● THE PROBLEM:
Render the material again word for word, skipping the pictures in it.

● INPUT DATA:
----
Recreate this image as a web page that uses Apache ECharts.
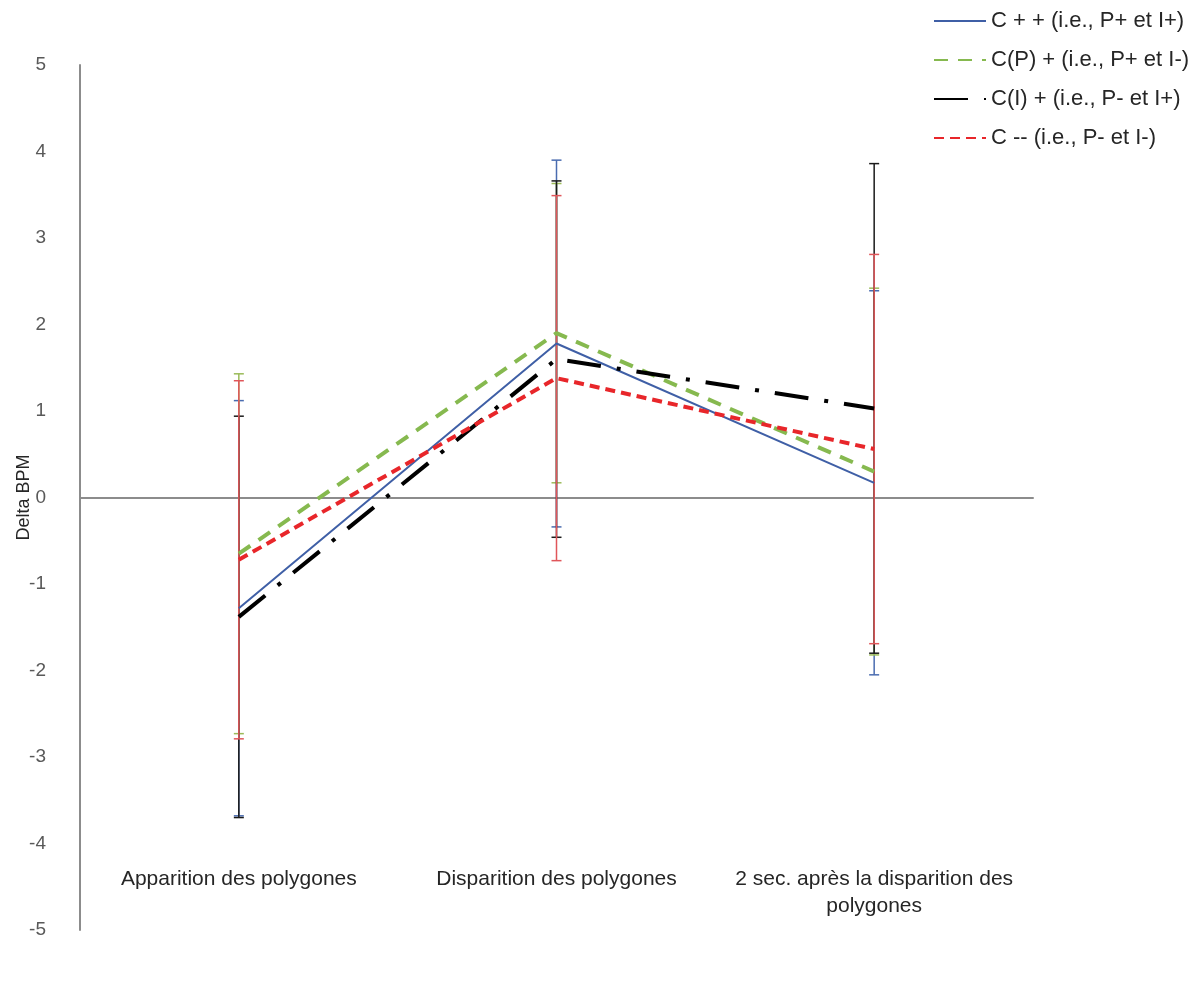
<!DOCTYPE html>
<html>
<head>
<meta charset="utf-8">
<script src="https://cdn.jsdelivr.net/npm/echarts@6/dist/echarts.min.js"></script>
<style>
  html, body { margin: 0; padding: 0; background: #fff; }
  #main { width: 1199px; height: 996px; }
</style>
</head>
<body>
<div id="main"></div>
<script>
// categories and values
var categories = ['Apparition des polygones', 'Disparition des polygones', '2 sec. après la disparition des\npolygones']
var yTicks = [-5, 5, 1]

var names = ['C + + (i.e., P+ et I+)', 'C(P) + (i.e., P+ et I-)', 'C(I) + (i.e., P- et I+)', 'C -- (i.e., P- et I-)']

var cPP = [-1.28, 1.78, 0.17]
var cPI = [-0.65, 1.90, 0.30]
var cIP = [-1.38, 1.60, 1.03]
var cMM = [-0.72, 1.38, 0.56]

// error bars (+/- same amount)
var errPP = [2.40, 2.12, 2.22]
var errPI = [2.08, 1.73, 2.12]
var errIP = [2.32, 2.06, 2.83]
var errMM = [2.07, 2.11, 2.25]

var lineColors = ['#3f5fa6', '#86b94f', '#000000', '#e8262a']
var barColors = ['#4a6cb0', '#9bbb59', '#1a1a1a', '#e0565a']
var lineDash = ['solid', [14, 10], [34, 16, 4, 16], [10, 6]]
var lineWidth = [2, 4, 4, 4]

var values = [cPP, cPI, cIP, cMM]
var errs = [errPP, errPI, errIP, errMM]

var myChart = echarts.init(document.getElementById('main'))

function errorBar(color) {
  return function(params, api) {
    var x = api.value(0)
    var m = api.value(1)
    var e = api.value(2)
    var hi = api.coord([x, m + e])
    var lo = api.coord([x, m - e])
    var w = 5
    var st = { stroke: color, lineWidth: 1.5 }
    return {
      type: 'group',
      children: [
        { type: 'line', shape: { x1: hi[0], y1: hi[1], x2: lo[0], y2: lo[1] }, style: st },
        { type: 'line', shape: { x1: hi[0] - w, y1: hi[1], x2: hi[0] + w, y2: hi[1] }, style: st },
        { type: 'line', shape: { x1: lo[0] - w, y1: lo[1], x2: lo[0] + w, y2: lo[1] }, style: st }
      ]
    }
  }
}

var series = []
values.forEach(function(v, i) {
  series.push({
    name: 'err' + i,
    type: 'custom',
    renderItem: errorBar(barColors[i]),
    data: v.map(function(m, k) { return [k, m, errs[i][k]] }),
    z: 1,
    silent: true
  })
})
values.forEach(function(v, i) {
  series.push({
    name: names[i],
    type: 'line',
    data: v,
    symbol: 'none',
    color: lineColors[i],
    lineStyle: { color: lineColors[i], width: lineWidth[i], type: lineDash[i] },
    z: 3
  })
})

var option = {
  animation: false,
  textStyle: { fontFamily: 'Liberation Sans, Arial, sans-serif' },
  legend: {
    data: names,
    orient: 'vertical',
    left: 928,
    top: 5,
    itemWidth: 52,
    itemHeight: 14,
    itemGap: 17,
    itemStyle: { opacity: 0 },
    textStyle: { fontSize: 22, color: '#262626' }
  },
  grid: { left: 80, right: 166, top: 65, bottom: 66, containLabel: false, outerBoundsMode: 'none' },
  xAxis: {
    type: 'category',
    data: categories,
    axisLine: { onZero: true, lineStyle: { color: '#8c8c8c', width: 2 } },
    axisTick: { show: false },
    axisLabel: { margin: -64, fontSize: 21, color: '#262626', lineHeight: 27, interval: 0 }
  },
  yAxis: {
    type: 'value',
    min: yTicks[0],
    max: yTicks[1],
    interval: yTicks[2],
    name: 'Delta BPM',
    nameLocation: 'middle',
    nameGap: 47,
    nameMoveOverlap: false,
    nameTextStyle: { fontSize: 18, color: '#262626' },
    axisLine: { show: true, lineStyle: { color: '#8c8c8c', width: 2 } },
    axisTick: { show: false },
    splitLine: { show: false },
    axisLabel: { margin: 34, fontSize: 19, color: '#595959' }
  },
  series: series
}

myChart.setOption(option)
</script>
</body>
</html>
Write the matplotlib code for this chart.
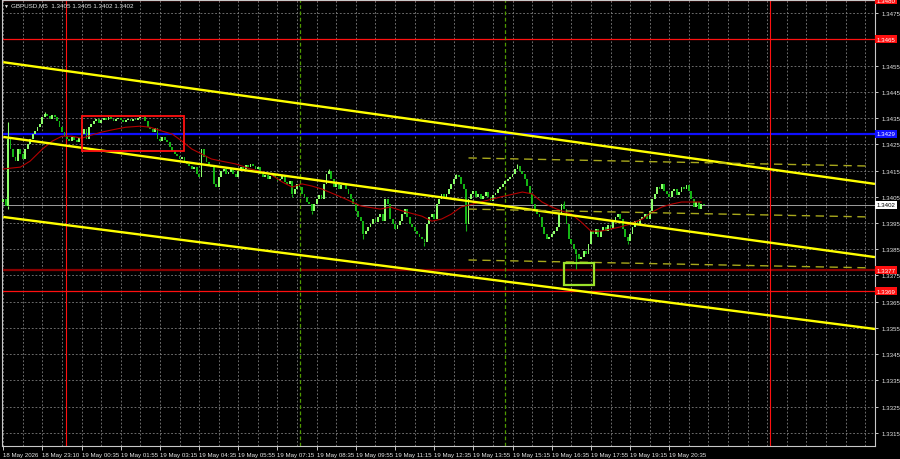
----
● SOLVED EXERCISE:
Recreate this image as a web page that uses Apache ECharts.
<!DOCTYPE html>
<html>
<head>
<meta charset="utf-8">
<script src="https://cdn.jsdelivr.net/npm/echarts@6/dist/echarts.min.js"></script>
<style>
  html, body { margin: 0; padding: 0; background: #fff; }
  #main { width: 1199px; height: 996px; }
</style>
</head>
<body>
<div id="main"></div>
<script>
// categories and values
var categories = ['Apparition des polygones', 'Disparition des polygones', '2 sec. après la disparition des\npolygones']
var yTicks = [-5, 5, 1]

var names = ['C + + (i.e., P+ et I+)', 'C(P) + (i.e., P+ et I-)', 'C(I) + (i.e., P- et I+)', 'C -- (i.e., P- et I-)']

var cPP = [-1.28, 1.78, 0.17]
var cPI = [-0.65, 1.90, 0.30]
var cIP = [-1.38, 1.60, 1.03]
var cMM = [-0.72, 1.38, 0.56]

// error bars (+/- same amount)
var errPP = [2.40, 2.12, 2.22]
var errPI = [2.08, 1.73, 2.12]
var errIP = [2.32, 2.06, 2.83]
var errMM = [2.07, 2.11, 2.25]

var lineColors = ['#3f5fa6', '#86b94f', '#000000', '#e8262a']
var barColors = ['#4a6cb0', '#9bbb59', '#1a1a1a', '#e0565a']
var lineDash = ['solid', [14, 10], [34, 16, 4, 16], [10, 6]]
var lineWidth = [2, 4, 4, 4]

var values = [cPP, cPI, cIP, cMM]
var errs = [errPP, errPI, errIP, errMM]

var myChart = echarts.init(document.getElementById('main'))

function errorBar(color) {
  return function(params, api) {
    var x = api.value(0)
    var m = api.value(1)
    var e = api.value(2)
    var hi = api.coord([x, m + e])
    var lo = api.coord([x, m - e])
    var w = 5
    var st = { stroke: color, lineWidth: 1.5 }
    return {
      type: 'group',
      children: [
        { type: 'line', shape: { x1: hi[0], y1: hi[1], x2: lo[0], y2: lo[1] }, style: st },
        { type: 'line', shape: { x1: hi[0] - w, y1: hi[1], x2: hi[0] + w, y2: hi[1] }, style: st },
        { type: 'line', shape: { x1: lo[0] - w, y1: lo[1], x2: lo[0] + w, y2: lo[1] }, style: st }
      ]
    }
  }
}

var series = []
values.forEach(function(v, i) {
  series.push({
    name: 'err' + i,
    type: 'custom',
    renderItem: errorBar(barColors[i]),
    data: v.map(function(m, k) { return [k, m, errs[i][k]] }),
    z: 1,
    silent: true
  })
})
values.forEach(function(v, i) {
  series.push({
    name: names[i],
    type: 'line',
    data: v,
    symbol: 'none',
    color: lineColors[i],
    lineStyle: { color: lineColors[i], width: lineWidth[i], type: lineDash[i] },
    z: 3
  })
})

var option = {
  animation: false,
  textStyle: { fontFamily: 'Liberation Sans, Arial, sans-serif' },
  legend: {
    data: names,
    orient: 'vertical',
    left: 928,
    top: 5,
    itemWidth: 52,
    itemHeight: 14,
    itemGap: 17,
    itemStyle: { opacity: 0 },
    textStyle: { fontSize: 22, color: '#262626' }
  },
  grid: { left: 80, right: 166, top: 65, bottom: 66, containLabel: false, outerBoundsMode: 'none' },
  xAxis: {
    type: 'category',
    data: categories,
    axisLine: { onZero: true, lineStyle: { color: '#8c8c8c', width: 2 } },
    axisTick: { show: false },
    axisLabel: { margin: -64, fontSize: 21, color: '#262626', lineHeight: 27, interval: 0 }
  },
  yAxis: {
    type: 'value',
    min: yTicks[0],
    max: yTicks[1],
    interval: yTicks[2],
    name: 'Delta BPM',
    nameLocation: 'middle',
    nameGap: 47,
    nameMoveOverlap: false,
    nameTextStyle: { fontSize: 18, color: '#262626' },
    axisLine: { show: true, lineStyle: { color: '#8c8c8c', width: 2 } },
    axisTick: { show: false },
    splitLine: { show: false },
    axisLabel: { margin: 34, fontSize: 19, color: '#595959' }
  },
  series: series
}

myChart.setOption(option)
</script>
</body>
</html>
Write the matplotlib code for this chart.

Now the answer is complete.